Kat Lavely always enjoyed theater, and had a fascination with the Renaissance era, so when a friend called her to see if she would help work in her booth selling puppets at the Ohio Renaissance Festival, she decided to give it a try. She was instantly hooked.
Her first day was exhausting. During the week, she works third shift as a retail stocker, 10pm to 7am. She got off work, drove an hour and a half to the Festival, and got tied into a corset. She was also not much of a crowd person, so it took a little getting used to, as well as some support and encouragement from her friend.
Besides period dress, she had to act the part. “It takes a little practice to do an Old English accent, but after a while it starts to feel natural,” Kat recalled. She enjoyed the language; some of the old insults can be kind of funny. She doesn’t get to use many of those, though, since she’s trying to flatter customers and encourage “Lords and Ladies” to “stop and smell the roses.” She tries to throw in some Old English where she can.
Throughout her first year, Kat met a lot of wonderful people who helped teach her things they learned from their experiences at the fairs. “They offer a lot of input on what I can do to be better,” she said. Besides teaching her, they’ve come to be friends. The community is very good about sharing and teaching each other.
Kat and the others who work at the Ohio Renaissance Festival provide their own costumes. There are shops at fairs that sell the different clothing, and Kat purchased some of hers there. She also met a couple seamstresses who have helped with alterations and commissioned pieces. “I try to change things up pretty often, and have all sorts of colors I can wear,” she said.
Since that first season, Kat has also worked in a costume shop, a hair wrap booth, and now sells steel roses.
Kat made connections through working at the fair each year, and was hired to work in other booths for future festivals. She got her current job through a friend who travelled around working fairs but was unable to make it to the Ohio Renaissance Festival a few years ago. This friend contacted the people she was supposed to work for, said she knew someone who would absolutely love to work for them, and provided Kat’s name and number. Kat got a call out of the blue: “You’ve been recommended for this position, are you interested?” She said, “Sure thing!” and has been working in this booth for three seasons now, and it is her favorite Renaissance Festival job yet.
Her boss welds and paints steel roses, which “will never die!” They also scent them to smell like roses.

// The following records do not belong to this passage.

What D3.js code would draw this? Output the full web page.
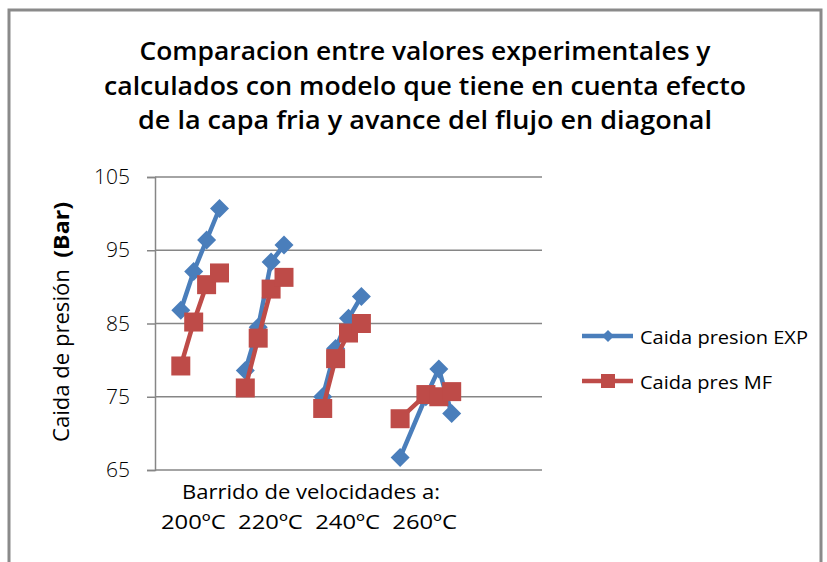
<!DOCTYPE html>
<html>
<head>
<meta charset="utf-8">
<script src="https://cdn.jsdelivr.net/npm/d3@7"></script>
<style>
  body { margin: 0; background: #fff; }
  text { font-family: "Open Sans", sans-serif; fill: #000; }
</style>
</head>
<body>
<svg id="chart" width="827" height="562"></svg>
<script>
// category slots along the x axis (blank slots separate the temperature groups)
var xIndex = [2, 3, 4, 5, 7, 8, 9, 10, 13, 14, 15, 16, 19, 21, 22, 23];
var groupOf = [0, 0, 0, 0, 1, 1, 1, 1, 2, 2, 2, 2, 3, 3, 3, 3];
var expValues = [86.8, 92.1, 96.4, 100.7, 78.6, 84.5, 93.4, 95.7, 75.0, 81.6, 85.7, 88.7, 66.7, 75.0, 78.8, 72.7];
var mfValues = [79.2, 85.2, 90.3, 91.9, 76.2, 83.0, 89.7, 91.3, 73.4, 80.2, 83.7, 85.0, 72.0, 75.3, 75.0, 75.7];
var yTicks = [65, 75, 85, 95, 105];
var titleLines = [
  "Comparacion entre valores experimentales y",
  "calculados con modelo que tiene en cuenta efecto",
  "de la capa fria y avance del flujo en diagonal"
];
var seriesNames = ["Caida presion EXP", "Caida pres MF"];
var xTitleLines = ["Barrido de velocidades a:", "200ºC  220ºC  240ºC  260ºC"];

var blue = "#4a7ebb", red = "#be4b48", grid = "#868686";

var svg = d3.select("#chart");

// outer frame
svg.append("path")
  .attr("d", "M9,600 V10 H821 V600")
  .attr("fill", "none")
  .attr("stroke", "#8a8a8a")
  .attr("stroke-width", 3);

var x = d3.scaleLinear().domain([0, 30]).range([155, 542]);
var y = d3.scaleLinear().domain([65, 105]).range([470, 177]);

// title
var titleW = [571, 642, 574];
svg.append("g").selectAll("text")
  .data(titleLines)
  .enter().append("text")
  .attr("x", 425)
  .attr("y", function (d, i) { return [60, 95, 129][i]; })
  .attr("text-anchor", "middle")
  .attr("font-size", 25)
  .attr("font-weight", 600)
  .attr("textLength", function (d, i) { return titleW[i]; })
  .attr("lengthAdjust", "spacingAndGlyphs")
  .text(function (d) { return d; });

// gridlines
svg.append("g").selectAll("line")
  .data(yTicks)
  .enter().append("line")
  .attr("x1", x(0)).attr("x2", x(30))
  .attr("y1", function (d) { return y(d); })
  .attr("y2", function (d) { return y(d); })
  .attr("stroke", grid)
  .attr("stroke-width", 1.5);

// y axis
var yAxis = svg.append("g")
  .attr("transform", "translate(" + x(0) + ",0)")
  .call(d3.axisLeft(y).tickValues(yTicks).tickSize(8).tickPadding(17).tickFormat(d3.format("d")));
yAxis.select(".domain").attr("stroke", grid).attr("stroke-width", 1.5);
yAxis.selectAll(".tick line").attr("stroke", grid).attr("stroke-width", 1.5);
yAxis.selectAll(".tick text")
  .attr("font-family", "Open Sans, sans-serif")
  .attr("font-size", 21)
  .attr("font-weight", 300)
  .attr("fill", "#000");

// y axis title
var yt = svg.append("text")
  .attr("transform", "translate(69,322) rotate(-90)")
  .attr("text-anchor", "middle")
  .attr("font-size", 21)
  .attr("textLength", 240).attr("lengthAdjust", "spacingAndGlyphs")
  .style("white-space", "pre");
yt.append("tspan").text("Caida de presión  ");
yt.append("tspan").attr("font-weight", "bold").attr("font-size", 22).text("(Bar)");

// x axis title
svg.append("text")
  .attr("x", 182).attr("y", 499)
  .attr("font-size", 20)
  .attr("textLength", 258).attr("lengthAdjust", "spacingAndGlyphs")
  .text(xTitleLines[0]);
svg.append("text")
  .attr("x", 161).attr("y", 529)
  .attr("font-size", 20)
  .attr("textLength", 296).attr("lengthAdjust", "spacingAndGlyphs")
  .style("white-space", "pre")
  .text(xTitleLines[1]);

var line = d3.line()
  .x(function (d) { return x(d.x); })
  .y(function (d) { return y(d.v); });

function drawSeries(values, color, marker) {
  var pts = values.map(function (v, i) { return { x: xIndex[i], v: v, g: groupOf[i] }; });
  var groups = d3.groups(pts, function (d) { return d.g; });
  var g = svg.append("g");
  g.selectAll("path.ln")
    .data(groups)
    .enter().append("path")
    .attr("class", "ln")
    .attr("d", function (d) { return line(d[1]); })
    .attr("fill", "none")
    .attr("stroke", color)
    .attr("stroke-width", 4.5)
    .attr("stroke-linejoin", "round");
  g.selectAll("path.mk")
    .data(pts)
    .enter().append("path")
    .attr("class", "mk")
    .attr("transform", function (d) { return "translate(" + x(d.x) + "," + y(d.v) + ")"; })
    .attr("d", marker)
    .attr("fill", color);
}

var diamond = "M0,-9.5 L9.5,0 L0,9.5 L-9.5,0 Z";
var square = "M-9.5,-9.5 H9.5 V9.5 H-9.5 Z";
drawSeries(expValues, blue, diamond);
drawSeries(mfValues, red, square);

// legend
var legend = svg.append("g");
var legendY = [336, 381];
var legendColors = [blue, red];
var legendMarks = ["M0,-6 L6,0 L0,6 L-6,0 Z", "M-7,-7 H7 V7 H-7 Z"];
var legendW = [168, 132];
seriesNames.forEach(function (name, i) {
  legend.append("line")
    .attr("x1", 582).attr("x2", 633)
    .attr("y1", legendY[i]).attr("y2", legendY[i])
    .attr("stroke", legendColors[i]).attr("stroke-width", 4.5);
  legend.append("path")
    .attr("transform", "translate(608," + legendY[i] + ")")
    .attr("d", legendMarks[i])
    .attr("fill", legendColors[i]);
  legend.append("text")
    .attr("x", 640).attr("y", legendY[i] + 8)
    .attr("font-size", 19)
    .attr("textLength", legendW[i]).attr("lengthAdjust", "spacingAndGlyphs")
    .text(name);
});
</script>
</body>
</html>
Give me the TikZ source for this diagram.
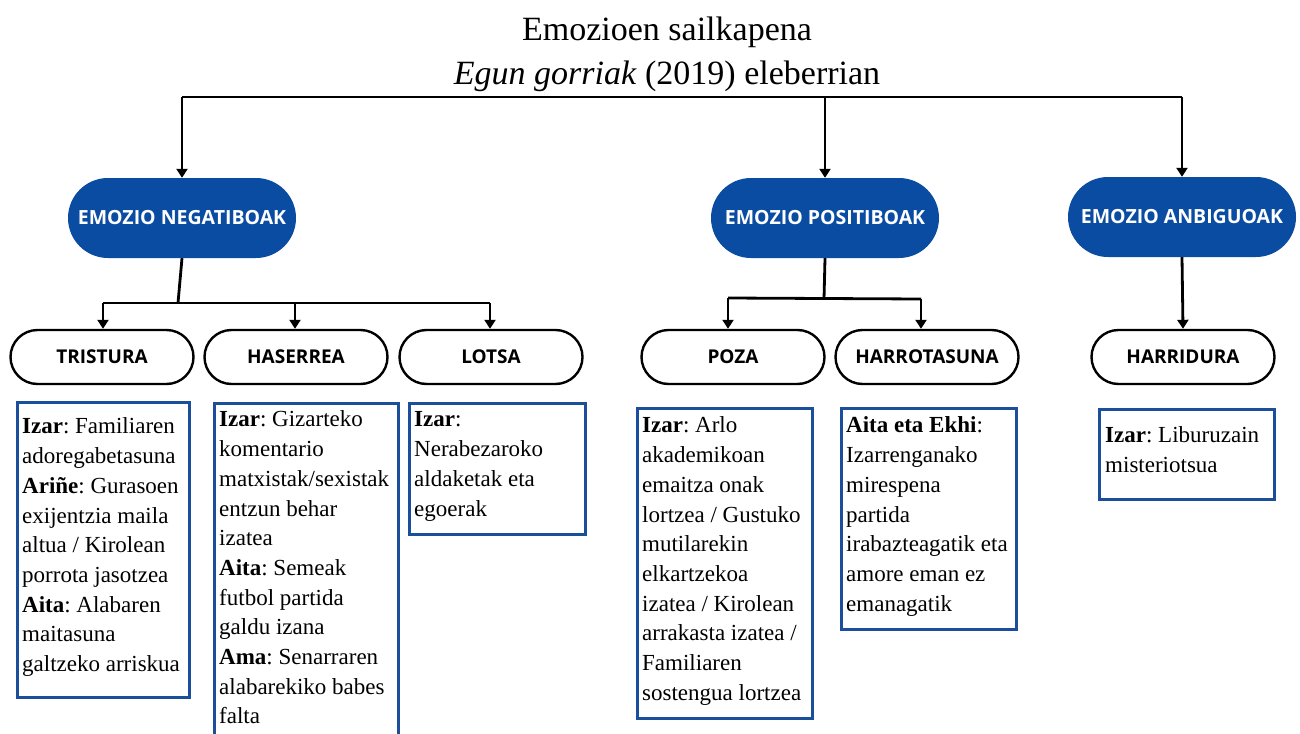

Kat arrives at the Argent Rose booth about an hour to an hour and a half before the gates open to help pull out new stock for the day. They sell 18 different colors of roses, in two different sizes. Throughout the day, they go through a variety of busy times and down times. “It’s nice to have the down time, because it can be really hectic at other times. We take it one customer at a time, because it’s all we can really do,” Kat commented.
During breaks she walks around, visiting friends in other shops or taking in shows. She loves to see her friends on stage performing feats from comedy to sword swallowing. Her favorite show is a musical group with bagpipes and drums who “can throw down a pretty good beat!”
She usually leaves about an hour after close, and works 8 weekends in a row Labor Day weekend through the end of October.
Working at an outdoor festival in the fall can have its gloomy days. The cold and rainy days tend to make Festival staff and patrons grumpy, and so she has to work harder to be cheerful, which can be exhausting.
The unpredictable fall weather was Kat’s only complaint. She explained, “There’s a lot that’s awesome about the fair. My favorite part I would have to say is the people… I’ve met some of the most generous and kind people through the fair than anywhere else.” She loves seeing everyone out and about, all trying to make the people around them happy.
Kat emphasized, “The atmosphere is different – the people are amazing.” There are so many people of different backgrounds, all coming together to play roles and give their patrons the best experience possible. They are very supportive of each other, performers, artists, and booth workers alike.
They also know how to have fun. She shared, “Sometimes during the weeks, people will gather around the fire, people will bring out guitars and drums, and we’ll sit around enjoying a drink and the music.”
Kat would love for Festival patrons to understand how much effort everyone was putting in to giving them the best experience possible: “The Festival performers are a family, and patrons are their guests. They won’t complain to patrons, but sometimes a little ‘thank you’ goes a long way.”
She also encourages you patrons to come out and have a good time, and, “If you have a chance, to dress up, do it! You’ll get a better experience.”